REALITY CHECK --State and federal fisheries biologists estimate the spring run of returning chinook salmon on the Columbia River alone will exceed 440,000 this year more than anytime since counting began in 1938! About 90,000 of these fish are believed to be "wild" salmon. Tribal fishermen this year are being allowed to catch more than 53,000 chinook, including more than 10,000 "wild" salmon that are listed under the ESA. The record run convinced the Washington state Department of Fish and Wildlife to authorize the first sport fishery for chinook on the lower Snake River above the dams in more than 30 years.
The National Marine Fisheries Service, the Department of Commerce agency that is charged with protecting salmon under the Endangered Species Act, is also responsible for authorizing and managing the commercial harvest of salmon. For 2001, NMFS more than tripled the allowable commercial harvest of coho salmon off the Columbia River from 20,000 last year to 63,000 this year. The ocean sport-fishing harvest for the same region was increased from 40,000 to 112,500. The tribal gill-net harvest for chinook salmon on the Columbia River was set at 53,000. This spring there were more than 500 gill-nets stretched across the Columbia River.
The term ESU is not applied to any other species except Pacific salmon. The term was invented by the National Marine Fisheries Service to apply solely to its efforts to list individual runs of the same species of salmon. The concept of the ESU is applied differently to different populations of salmon to meet the needs of federal regulators and was never submitted for peer review to determine if there is any scientific justification for the artificial distinction between stocks.
Despite claims by the National Marine Fisheries Service that ESUs exhibit evolutionary adaptations to specific rivers or streams (or stretches of rivers or streams) developed over centuries, if not millennia, a University of Washington study published last summer showed that salmon imported from one region can adapt to individualized habitat conditions in as little as 13 generations. In other words, a new "evolutionarily significant unit" can "evolve" in about 40 years!
Salmon are the only "species" listed for protection under the ESA that can be caught legally and sold commercially. This years catch of spring-run chinook was so plentiful that commercial buyers were offering tribal fishermen just 50 cents per pound, while fresh chinook were being sold from pick-up trucks along the Columbia River for $2 a pound.

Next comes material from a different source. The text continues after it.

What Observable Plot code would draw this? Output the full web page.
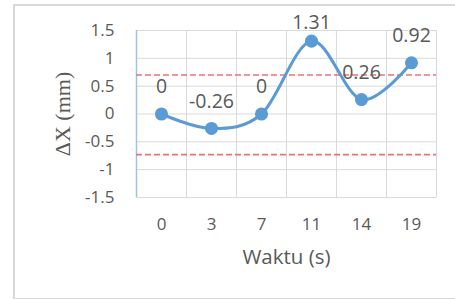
<!DOCTYPE html>
<html>
<head>
<meta charset="utf-8">
<script src="https://cdn.jsdelivr.net/npm/d3@7"></script>
<script src="https://cdn.jsdelivr.net/npm/@observablehq/plot@0.6"></script>
<style>
  html, body { margin: 0; padding: 0; background: #fff; overflow: hidden; }
  #wrap { position: relative; width: 455px; height: 299px; }
  #border { position: absolute; left: 13px; top: 4px; width: 460px; height: 292px; border: 2px solid #d9d9d9; pointer-events: none; }
</style>
</head>
<body>
<div id="wrap"><div id="chart"></div><div id="border"></div></div>
<script>
const times = ["0", "3", "7", "11", "14", "19"];
const deltaX = [0, -0.26, 0, 1.31, 0.26, 0.92];
const labels = ["0", "-0.26", "0", "1.31", "0.26", "0.92"];
const yTicks = [-1.5, -1, -0.5, 0, 0.5, 1, 1.5];
const limits = [0.7, -0.73];
const xTitle = "Waktu (s)";
const yTitle = "ΔX (mm)";

const data = times.map((t, i) => ({t, v: deltaX[i], label: labels[i]}));
const blue = "#5b9bd5";
const grid = "#d9d9d9";
const textColor = "#595959";

const chart = Plot.plot({
  width: 455,
  height: 299,
  marginLeft: 136,
  marginRight: 19,
  marginTop: 30,
  marginBottom: 102,
  style: {fontFamily: "'Open Sans', sans-serif", fontSize: "17px", color: textColor, background: "transparent"},
  x: {type: "point", domain: times, padding: 0.5},
  y: {domain: [-1.5, 1.5]},
  marks: [
    Plot.gridY(yTicks, {stroke: grid, strokeOpacity: 1}),
    Plot.ruleX(times, {stroke: grid, dx: 25}),
    Plot.ruleX([times[0]], {stroke: "#9dc3e6", strokeWidth: 1.5, dx: -25}),
    Plot.ruleY(limits, {stroke: "#e8737b", strokeWidth: 1.6, strokeDasharray: "6,3"}),
    Plot.axisY(yTicks, {tickSize: 0, tickPadding: 22, tickFormat: d => String(d), label: null, fill: textColor}),
    Plot.axisX({tickSize: 0, tickPadding: 20, label: null, fill: textColor}),
    Plot.line(data, {x: "t", y: "v", stroke: blue, strokeWidth: 3, curve: "cardinal"}),
    Plot.dot(data, {x: "t", y: "v", r: 5.8, fill: blue, stroke: blue}),
    Plot.text(data, {filter: d => d.v <= 1.2, x: "t", y: "v", text: "label", dy: -27, fontSize: 19.5, fill: textColor}),
    Plot.text(data, {filter: d => d.v > 1.2, x: "t", y: "v", text: "label", dy: -18, fontSize: 19.5, fill: textColor}),
    Plot.text([xTitle], {frameAnchor: "bottom", textAnchor: "middle", lineAnchor: "middle", dy: 60, fontSize: 20.5, fill: textColor}),
    Plot.text([yTitle], {frameAnchor: "left", textAnchor: "middle", lineAnchor: "middle", dx: -74, rotate: -90, fontSize: 22, fill: textColor, fontFamily: "'Liberation Serif', serif"})
  ]
});
document.getElementById("chart").appendChild(chart);
</script>
</body>
</html>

Chinook salmon range from Northern California to Alaska. They are the largest of the Pacific salmon and are also known as king salmon or tyee salmon. Chinook fry spend one to 18 months in freshwater before migrating to the sea where they live an average of four to five years before returning to spawn. They generally return to the same rivers and streams where they hatched, but salmon are a colonizing fish and can wander widely, taking advantage of new habitat, and salmon from one "ESU" often end up fertilizing eggs from another.